=== JOB ===
Copy the listing verbatim, excluding any images found in it.

=== DATASET EXCERPT ===
## START
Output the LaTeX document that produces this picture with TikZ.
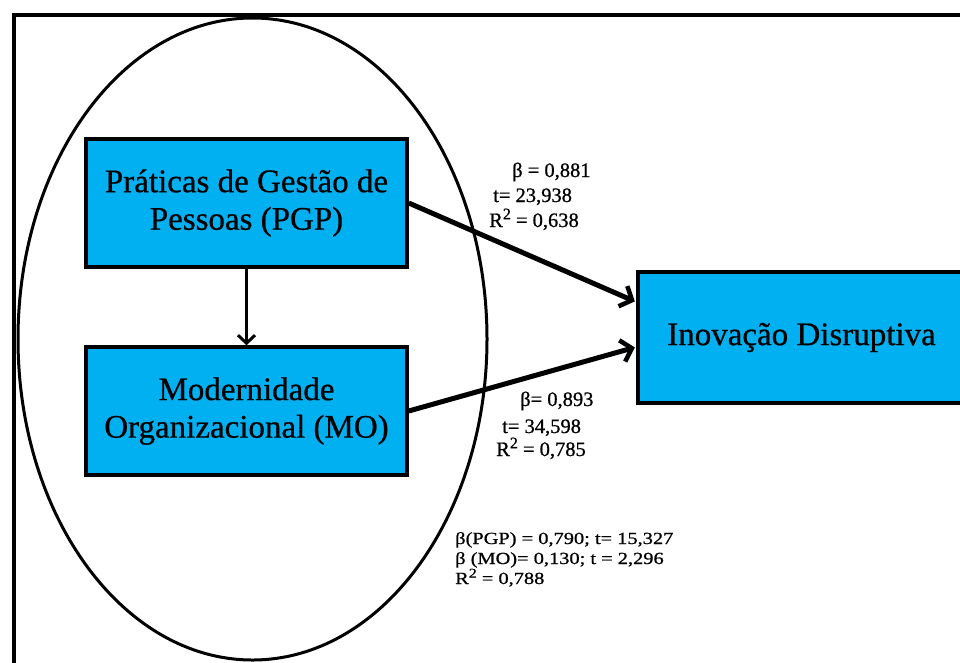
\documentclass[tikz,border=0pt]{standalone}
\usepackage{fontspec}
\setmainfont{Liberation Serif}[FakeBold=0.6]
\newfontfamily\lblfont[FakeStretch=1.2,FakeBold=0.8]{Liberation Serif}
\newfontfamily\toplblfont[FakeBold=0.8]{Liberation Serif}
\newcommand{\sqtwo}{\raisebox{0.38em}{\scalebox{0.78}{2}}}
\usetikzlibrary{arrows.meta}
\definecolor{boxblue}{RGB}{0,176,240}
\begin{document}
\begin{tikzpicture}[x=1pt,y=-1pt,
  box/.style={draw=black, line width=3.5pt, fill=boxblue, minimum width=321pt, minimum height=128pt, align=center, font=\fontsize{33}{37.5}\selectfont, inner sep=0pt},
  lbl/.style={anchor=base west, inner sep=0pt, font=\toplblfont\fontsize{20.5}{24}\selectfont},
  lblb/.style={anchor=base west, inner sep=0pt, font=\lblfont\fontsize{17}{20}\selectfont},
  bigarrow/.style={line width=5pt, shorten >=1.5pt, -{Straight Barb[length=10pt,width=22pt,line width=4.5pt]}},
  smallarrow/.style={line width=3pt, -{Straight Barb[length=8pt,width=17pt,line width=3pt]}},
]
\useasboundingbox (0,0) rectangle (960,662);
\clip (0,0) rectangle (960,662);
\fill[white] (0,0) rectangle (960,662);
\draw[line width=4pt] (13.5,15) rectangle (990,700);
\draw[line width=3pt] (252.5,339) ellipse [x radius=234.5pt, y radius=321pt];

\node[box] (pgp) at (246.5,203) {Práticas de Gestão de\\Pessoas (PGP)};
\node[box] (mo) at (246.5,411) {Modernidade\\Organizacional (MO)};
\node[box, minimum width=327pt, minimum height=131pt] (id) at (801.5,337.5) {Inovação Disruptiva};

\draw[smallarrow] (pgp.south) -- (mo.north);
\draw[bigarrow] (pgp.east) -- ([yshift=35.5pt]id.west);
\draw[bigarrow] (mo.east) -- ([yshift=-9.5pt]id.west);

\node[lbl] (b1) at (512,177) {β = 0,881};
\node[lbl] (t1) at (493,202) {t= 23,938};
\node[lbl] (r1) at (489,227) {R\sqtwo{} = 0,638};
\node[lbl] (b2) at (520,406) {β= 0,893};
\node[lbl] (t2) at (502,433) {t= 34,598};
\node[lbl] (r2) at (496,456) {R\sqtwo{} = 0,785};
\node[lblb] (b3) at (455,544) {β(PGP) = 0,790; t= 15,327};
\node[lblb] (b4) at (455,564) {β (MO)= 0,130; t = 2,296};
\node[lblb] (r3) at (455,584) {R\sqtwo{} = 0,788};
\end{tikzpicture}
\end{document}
## END
=== ANSWER IN FULL ===
Output the LaTeX document that produces this picture with TikZ.
\documentclass[tikz,border=0pt]{standalone}
\usepackage{fontspec}
\setmainfont{Liberation Serif}[FakeBold=0.6]
\newfontfamily\lblfont[FakeStretch=1.2,FakeBold=0.8]{Liberation Serif}
\newfontfamily\toplblfont[FakeBold=0.8]{Liberation Serif}
\newcommand{\sqtwo}{\raisebox{0.38em}{\scalebox{0.78}{2}}}
\usetikzlibrary{arrows.meta}
\definecolor{boxblue}{RGB}{0,176,240}
\begin{document}
\begin{tikzpicture}[x=1pt,y=-1pt,
  box/.style={draw=black, line width=3.5pt, fill=boxblue, minimum width=321pt, minimum height=128pt, align=center, font=\fontsize{33}{37.5}\selectfont, inner sep=0pt},
  lbl/.style={anchor=base west, inner sep=0pt, font=\toplblfont\fontsize{20.5}{24}\selectfont},
  lblb/.style={anchor=base west, inner sep=0pt, font=\lblfont\fontsize{17}{20}\selectfont},
  bigarrow/.style={line width=5pt, shorten >=1.5pt, -{Straight Barb[length=10pt,width=22pt,line width=4.5pt]}},
  smallarrow/.style={line width=3pt, -{Straight Barb[length=8pt,width=17pt,line width=3pt]}},
]
\useasboundingbox (0,0) rectangle (960,662);
\clip (0,0) rectangle (960,662);
\fill[white] (0,0) rectangle (960,662);
\draw[line width=4pt] (13.5,15) rectangle (990,700);
\draw[line width=3pt] (252.5,339) ellipse [x radius=234.5pt, y radius=321pt];

\node[box] (pgp) at (246.5,203) {Práticas de Gestão de\\Pessoas (PGP)};
\node[box] (mo) at (246.5,411) {Modernidade\\Organizacional (MO)};
\node[box, minimum width=327pt, minimum height=131pt] (id) at (801.5,337.5) {Inovação Disruptiva};

\draw[smallarrow] (pgp.south) -- (mo.north);
\draw[bigarrow] (pgp.east) -- ([yshift=35.5pt]id.west);
\draw[bigarrow] (mo.east) -- ([yshift=-9.5pt]id.west);

\node[lbl] (b1) at (512,177) {β = 0,881};
\node[lbl] (t1) at (493,202) {t= 23,938};
\node[lbl] (r1) at (489,227) {R\sqtwo{} = 0,638};
\node[lbl] (b2) at (520,406) {β= 0,893};
\node[lbl] (t2) at (502,433) {t= 34,598};
\node[lbl] (r2) at (496,456) {R\sqtwo{} = 0,785};
\node[lblb] (b3) at (455,544) {β(PGP) = 0,790; t= 15,327};
\node[lblb] (b4) at (455,564) {β (MO)= 0,130; t = 2,296};
\node[lblb] (r3) at (455,584) {R\sqtwo{} = 0,788};
\end{tikzpicture}
\end{document}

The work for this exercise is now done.